Ils étaient deux aveugles debout dimanche soir au Carrefour Madrid à la recherche d’un taxi pour les déposer au PK 10 de Ryadh. On les reconnaissait avec leurs allures et leur démarche. Serré l’un contre l’autre, ils tendaient la main en direction du goudron, chaque fois qu’ils entendaient une voiture s’approcher d’eux. Pendant près de deux heures d’horloge, ils resteront sur place sans que jamais un automobiliste ne daigne les embarquer avec lui.
De temps à autre, des passants pressés les bousculaient, menaçant de les faire tomber sur la chaussée ; ils se soutenaient mutuellement pour maintenir l’équilibre. Ils ne protestaient pas, convaincus peut-être d’avance de l’indifférence des autres. Leurs signes répétés n’aura jamais attiré l’attention des agents de sécurité placés pourtant aux quatre coins des lieux…
La scène est habituelle. Les aveugles comme les handicapés en général, sont seuls. Ils évoluent dans un monde qui n’est pas fait pour eux ; un monde qui n’est pas « taillé à leur mesure ». Traverser la chaussée pour un handicapé, aller traiter un problème dans un service relève de l’impossible. Aucun aménagement n’est fait pour leur faciliter la vie. Exclusion que les concernés vivent tous les jours à causes des multiples écueils dressés sur leur route par une société qui préfère fonctionner sans eux : ici se sont des escaliers qu’il faut emprunter pour espérer régler un problème ; là il faut retrouver son chemin, retrouver un papier dans une pile de documents…Aucune loi n’oblige les services à se restructurer afin de leur permettre de s’insérer dans la vie active.

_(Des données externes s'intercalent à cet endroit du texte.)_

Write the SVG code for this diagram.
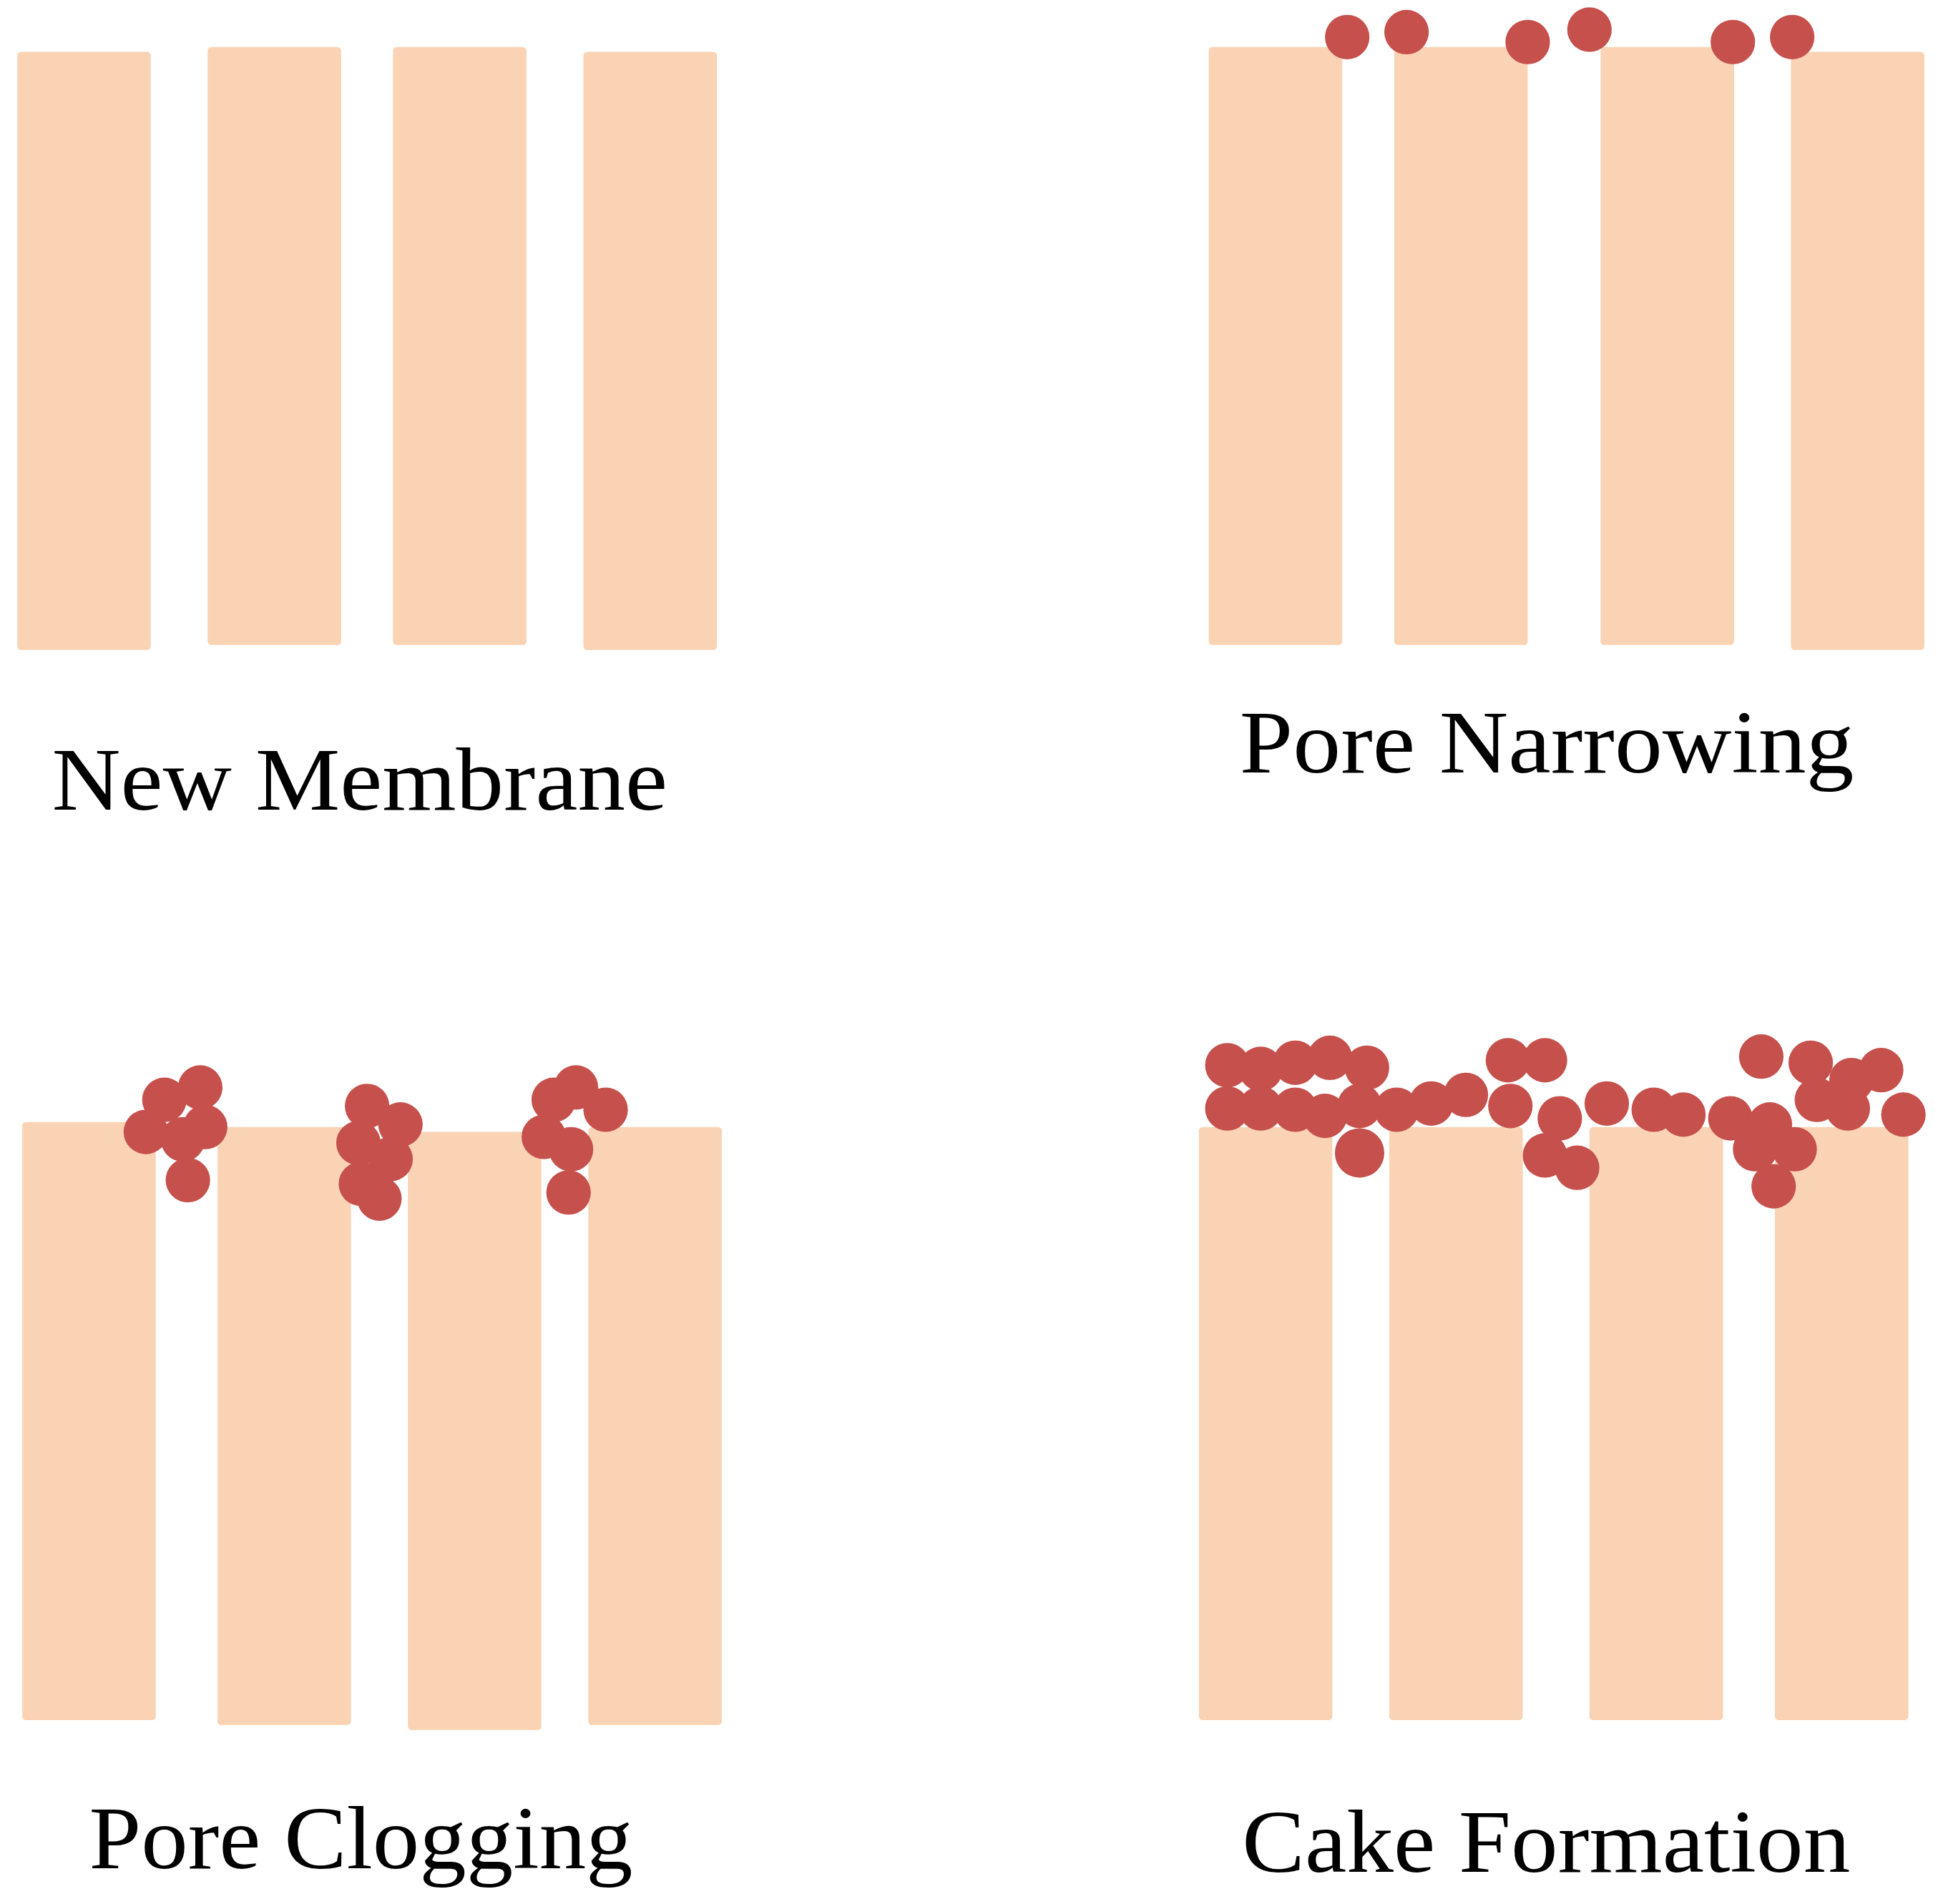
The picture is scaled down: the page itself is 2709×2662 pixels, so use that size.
<svg xmlns="http://www.w3.org/2000/svg" width="2709" height="2662" viewBox="0 0 2709 2662">
<style>
.m{fill:#fad3b4}
.d{fill:#c5504c}
.t{font-family:"Liberation Serif","DejaVu Serif",serif;font-size:72px;fill:#000}
</style>
<rect width="2709" height="2662" fill="#fff"/>
<g transform="scale(1.7277)">
<g id="new-membrane">
<rect class="m" x="14" y="42" width="108" height="484" rx="3"/>
<rect class="m" x="168" y="38" width="108" height="484" rx="3"/>
<rect class="m" x="318" y="38" width="108" height="484" rx="3"/>
<rect class="m" x="472" y="42" width="108" height="484" rx="3"/>
<text class="t" x="42" y="655" textLength="498" lengthAdjust="spacingAndGlyphs">New Membrane</text>
</g>
<g id="pore-narrowing">
<rect class="m" x="978" y="38" width="108" height="484" rx="3"/>
<rect class="m" x="1128" y="38" width="108" height="484" rx="3"/>
<rect class="m" x="1295" y="38" width="108" height="484" rx="3"/>
<rect class="m" x="1449" y="42" width="108" height="484" rx="3"/>
<g class="d"><circle cx="1090" cy="30" r="18"/><circle cx="1138" cy="26" r="18"/><circle cx="1236" cy="34" r="18"/><circle cx="1286" cy="24" r="18"/><circle cx="1402" cy="34" r="18"/><circle cx="1450" cy="30" r="18"/></g>
<text class="t" x="1003" y="625" textLength="497" lengthAdjust="spacingAndGlyphs">Pore Narrowing</text>
</g>
<g id="pore-clogging">
<rect class="m" x="18" y="908" width="108" height="484" rx="3"/>
<rect class="m" x="176" y="912" width="108" height="484" rx="3"/>
<rect class="m" x="330" y="916" width="108" height="484" rx="3"/>
<rect class="m" x="476" y="912" width="108" height="484" rx="3"/>
<g class="d">
<circle cx="133" cy="890" r="18"/><circle cx="162" cy="880" r="18"/><circle cx="166" cy="912" r="18"/><circle cx="118" cy="916" r="18"/><circle cx="148" cy="922" r="18"/><circle cx="152" cy="955" r="18"/>
<circle cx="297" cy="895" r="18"/><circle cx="324" cy="910" r="18"/><circle cx="290" cy="925" r="18"/><circle cx="316" cy="938" r="18"/><circle cx="292" cy="958" r="18"/><circle cx="307" cy="970" r="18"/>
<circle cx="448" cy="890" r="18"/><circle cx="466" cy="880" r="18"/><circle cx="490" cy="898" r="18"/><circle cx="440" cy="920" r="18"/><circle cx="462" cy="930" r="18"/><circle cx="460" cy="965" r="18"/>
</g>
<text class="t" x="72" y="1512" textLength="440" lengthAdjust="spacingAndGlyphs">Pore Clogging</text>
</g>
<g id="cake-formation">
<rect class="m" x="970" y="912" width="108" height="480" rx="3"/>
<rect class="m" x="1124" y="912" width="108" height="480" rx="3"/>
<rect class="m" x="1286" y="912" width="108" height="480" rx="3"/>
<rect class="m" x="1436" y="912" width="108" height="480" rx="3"/>
<g class="d">
<circle cx="993" cy="862" r="18"/><circle cx="1020" cy="865" r="18"/><circle cx="1048" cy="860" r="18"/><circle cx="1076" cy="856" r="18"/><circle cx="1106" cy="864" r="18"/>
<circle cx="993" cy="897" r="18"/><circle cx="1020" cy="897" r="18"/><circle cx="1048" cy="898" r="18"/><circle cx="1072" cy="903" r="18"/><circle cx="1100" cy="895" r="18"/>
<circle cx="1130" cy="898" r="18"/><circle cx="1158" cy="893" r="18"/><circle cx="1186" cy="886" r="18"/><circle cx="1100" cy="933" r="20"/>
<circle cx="1220" cy="858" r="18"/><circle cx="1250" cy="858" r="18"/><circle cx="1222" cy="895" r="18"/><circle cx="1262" cy="905" r="18"/><circle cx="1250" cy="935" r="18"/><circle cx="1276" cy="945" r="18"/>
<circle cx="1300" cy="893" r="18"/><circle cx="1338" cy="898" r="18"/><circle cx="1362" cy="902" r="18"/>
<circle cx="1425" cy="855" r="18"/><circle cx="1465" cy="860" r="18"/><circle cx="1498" cy="874" r="18"/><circle cx="1522" cy="866" r="18"/>
<circle cx="1400" cy="905" r="18"/><circle cx="1432" cy="910" r="18"/><circle cx="1452" cy="930" r="18"/><circle cx="1435" cy="960" r="18"/><circle cx="1495" cy="897" r="18"/><circle cx="1540" cy="902" r="18"/><circle cx="1470" cy="890" r="18"/><circle cx="1420" cy="930" r="18"/>
</g>
<text class="t" x="1005" y="1515" textLength="492" lengthAdjust="spacingAndGlyphs">Cake Formation</text>
</g>
</g>
</svg>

A cette exclusion vient s’ajouter une stigmatisation pernicieuse qui prend toutes les formes sauf celle de la franchise. Elle s’exprime généralement sous deux formes : la pitié ou l’aversion. La première perpétue cette dépendance handicapante consistant non à aider mais à faire tout à la place de l’handicapé ; parce qu’on estime qu’il ne peut rien faire par lui-même. La seconde consiste à le considérer comme porteur d’une « malédiction ». Or l’handicapé est victime du regard de l’autre, de ses agissements, de ses décisions. En réalité si l’handicapé ne peut agir seul, c’est parce qu’on ne lui.